• Work instructions: Transcribe every line, keeping it exact.

Start of Data segment

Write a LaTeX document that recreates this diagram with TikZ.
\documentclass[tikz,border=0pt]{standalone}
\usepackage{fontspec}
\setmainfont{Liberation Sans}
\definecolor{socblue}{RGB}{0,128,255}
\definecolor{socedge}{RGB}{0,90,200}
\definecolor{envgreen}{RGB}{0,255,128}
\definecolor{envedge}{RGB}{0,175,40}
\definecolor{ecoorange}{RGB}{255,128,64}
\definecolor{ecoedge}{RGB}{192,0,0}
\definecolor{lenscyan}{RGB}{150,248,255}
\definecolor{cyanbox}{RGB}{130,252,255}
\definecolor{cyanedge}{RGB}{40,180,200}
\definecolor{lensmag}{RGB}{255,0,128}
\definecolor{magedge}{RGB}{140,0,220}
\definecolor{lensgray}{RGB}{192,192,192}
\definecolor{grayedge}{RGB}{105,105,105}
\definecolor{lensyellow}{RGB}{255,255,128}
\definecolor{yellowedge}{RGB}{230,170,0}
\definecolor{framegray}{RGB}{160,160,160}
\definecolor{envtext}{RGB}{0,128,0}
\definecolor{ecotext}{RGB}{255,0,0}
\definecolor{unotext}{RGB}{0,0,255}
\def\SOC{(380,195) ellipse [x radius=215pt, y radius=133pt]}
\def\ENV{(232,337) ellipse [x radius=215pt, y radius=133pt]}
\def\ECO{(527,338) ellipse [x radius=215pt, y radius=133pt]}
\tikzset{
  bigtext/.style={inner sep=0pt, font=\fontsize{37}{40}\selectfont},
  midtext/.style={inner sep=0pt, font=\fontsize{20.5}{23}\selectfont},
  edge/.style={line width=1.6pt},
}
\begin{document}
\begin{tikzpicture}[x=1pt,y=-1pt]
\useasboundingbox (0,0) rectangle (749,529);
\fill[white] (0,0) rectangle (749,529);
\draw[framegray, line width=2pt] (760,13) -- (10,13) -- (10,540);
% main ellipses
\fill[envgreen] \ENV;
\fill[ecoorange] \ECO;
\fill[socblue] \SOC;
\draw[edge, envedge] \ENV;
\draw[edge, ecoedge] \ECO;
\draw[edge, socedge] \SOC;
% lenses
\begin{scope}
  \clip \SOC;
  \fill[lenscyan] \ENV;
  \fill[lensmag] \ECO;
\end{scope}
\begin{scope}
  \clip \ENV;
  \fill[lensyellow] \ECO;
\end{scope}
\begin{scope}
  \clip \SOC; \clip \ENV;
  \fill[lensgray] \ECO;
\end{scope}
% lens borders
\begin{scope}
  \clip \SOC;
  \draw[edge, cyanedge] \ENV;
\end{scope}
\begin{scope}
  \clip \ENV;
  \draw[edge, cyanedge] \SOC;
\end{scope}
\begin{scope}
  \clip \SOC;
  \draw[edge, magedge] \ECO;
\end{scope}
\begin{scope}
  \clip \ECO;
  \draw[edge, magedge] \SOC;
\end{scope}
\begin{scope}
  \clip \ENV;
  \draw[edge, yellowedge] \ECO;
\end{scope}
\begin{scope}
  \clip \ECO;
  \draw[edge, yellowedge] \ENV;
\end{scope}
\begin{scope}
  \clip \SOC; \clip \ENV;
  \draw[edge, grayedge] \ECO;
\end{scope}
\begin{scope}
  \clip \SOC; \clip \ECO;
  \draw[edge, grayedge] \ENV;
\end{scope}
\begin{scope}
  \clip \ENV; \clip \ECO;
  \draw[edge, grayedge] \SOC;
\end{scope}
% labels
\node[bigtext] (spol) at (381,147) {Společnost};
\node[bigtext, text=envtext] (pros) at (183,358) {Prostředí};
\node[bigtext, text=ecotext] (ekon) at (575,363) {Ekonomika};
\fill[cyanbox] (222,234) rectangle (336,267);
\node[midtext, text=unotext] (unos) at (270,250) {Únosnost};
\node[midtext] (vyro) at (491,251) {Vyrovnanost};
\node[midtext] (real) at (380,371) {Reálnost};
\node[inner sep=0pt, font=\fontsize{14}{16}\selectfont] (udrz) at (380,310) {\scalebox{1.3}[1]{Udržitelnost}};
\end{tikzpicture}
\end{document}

End of Data segment

• Completed exercise:
Write a LaTeX document that recreates this diagram with TikZ.
\documentclass[tikz,border=0pt]{standalone}
\usepackage{fontspec}
\setmainfont{Liberation Sans}
\definecolor{socblue}{RGB}{0,128,255}
\definecolor{socedge}{RGB}{0,90,200}
\definecolor{envgreen}{RGB}{0,255,128}
\definecolor{envedge}{RGB}{0,175,40}
\definecolor{ecoorange}{RGB}{255,128,64}
\definecolor{ecoedge}{RGB}{192,0,0}
\definecolor{lenscyan}{RGB}{150,248,255}
\definecolor{cyanbox}{RGB}{130,252,255}
\definecolor{cyanedge}{RGB}{40,180,200}
\definecolor{lensmag}{RGB}{255,0,128}
\definecolor{magedge}{RGB}{140,0,220}
\definecolor{lensgray}{RGB}{192,192,192}
\definecolor{grayedge}{RGB}{105,105,105}
\definecolor{lensyellow}{RGB}{255,255,128}
\definecolor{yellowedge}{RGB}{230,170,0}
\definecolor{framegray}{RGB}{160,160,160}
\definecolor{envtext}{RGB}{0,128,0}
\definecolor{ecotext}{RGB}{255,0,0}
\definecolor{unotext}{RGB}{0,0,255}
\def\SOC{(380,195) ellipse [x radius=215pt, y radius=133pt]}
\def\ENV{(232,337) ellipse [x radius=215pt, y radius=133pt]}
\def\ECO{(527,338) ellipse [x radius=215pt, y radius=133pt]}
\tikzset{
  bigtext/.style={inner sep=0pt, font=\fontsize{37}{40}\selectfont},
  midtext/.style={inner sep=0pt, font=\fontsize{20.5}{23}\selectfont},
  edge/.style={line width=1.6pt},
}
\begin{document}
\begin{tikzpicture}[x=1pt,y=-1pt]
\useasboundingbox (0,0) rectangle (749,529);
\fill[white] (0,0) rectangle (749,529);
\draw[framegray, line width=2pt] (760,13) -- (10,13) -- (10,540);
% main ellipses
\fill[envgreen] \ENV;
\fill[ecoorange] \ECO;
\fill[socblue] \SOC;
\draw[edge, envedge] \ENV;
\draw[edge, ecoedge] \ECO;
\draw[edge, socedge] \SOC;
% lenses
\begin{scope}
  \clip \SOC;
  \fill[lenscyan] \ENV;
  \fill[lensmag] \ECO;
\end{scope}
\begin{scope}
  \clip \ENV;
  \fill[lensyellow] \ECO;
\end{scope}
\begin{scope}
  \clip \SOC; \clip \ENV;
  \fill[lensgray] \ECO;
\end{scope}
% lens borders
\begin{scope}
  \clip \SOC;
  \draw[edge, cyanedge] \ENV;
\end{scope}
\begin{scope}
  \clip \ENV;
  \draw[edge, cyanedge] \SOC;
\end{scope}
\begin{scope}
  \clip \SOC;
  \draw[edge, magedge] \ECO;
\end{scope}
\begin{scope}
  \clip \ECO;
  \draw[edge, magedge] \SOC;
\end{scope}
\begin{scope}
  \clip \ENV;
  \draw[edge, yellowedge] \ECO;
\end{scope}
\begin{scope}
  \clip \ECO;
  \draw[edge, yellowedge] \ENV;
\end{scope}
\begin{scope}
  \clip \SOC; \clip \ENV;
  \draw[edge, grayedge] \ECO;
\end{scope}
\begin{scope}
  \clip \SOC; \clip \ECO;
  \draw[edge, grayedge] \ENV;
\end{scope}
\begin{scope}
  \clip \ENV; \clip \ECO;
  \draw[edge, grayedge] \SOC;
\end{scope}
% labels
\node[bigtext] (spol) at (381,147) {Společnost};
\node[bigtext, text=envtext] (pros) at (183,358) {Prostředí};
\node[bigtext, text=ecotext] (ekon) at (575,363) {Ekonomika};
\fill[cyanbox] (222,234) rectangle (336,267);
\node[midtext, text=unotext] (unos) at (270,250) {Únosnost};
\node[midtext] (vyro) at (491,251) {Vyrovnanost};
\node[midtext] (real) at (380,371) {Reálnost};
\node[inner sep=0pt, font=\fontsize{14}{16}\selectfont] (udrz) at (380,310) {\scalebox{1.3}[1]{Udržitelnost}};
\end{tikzpicture}
\end{document}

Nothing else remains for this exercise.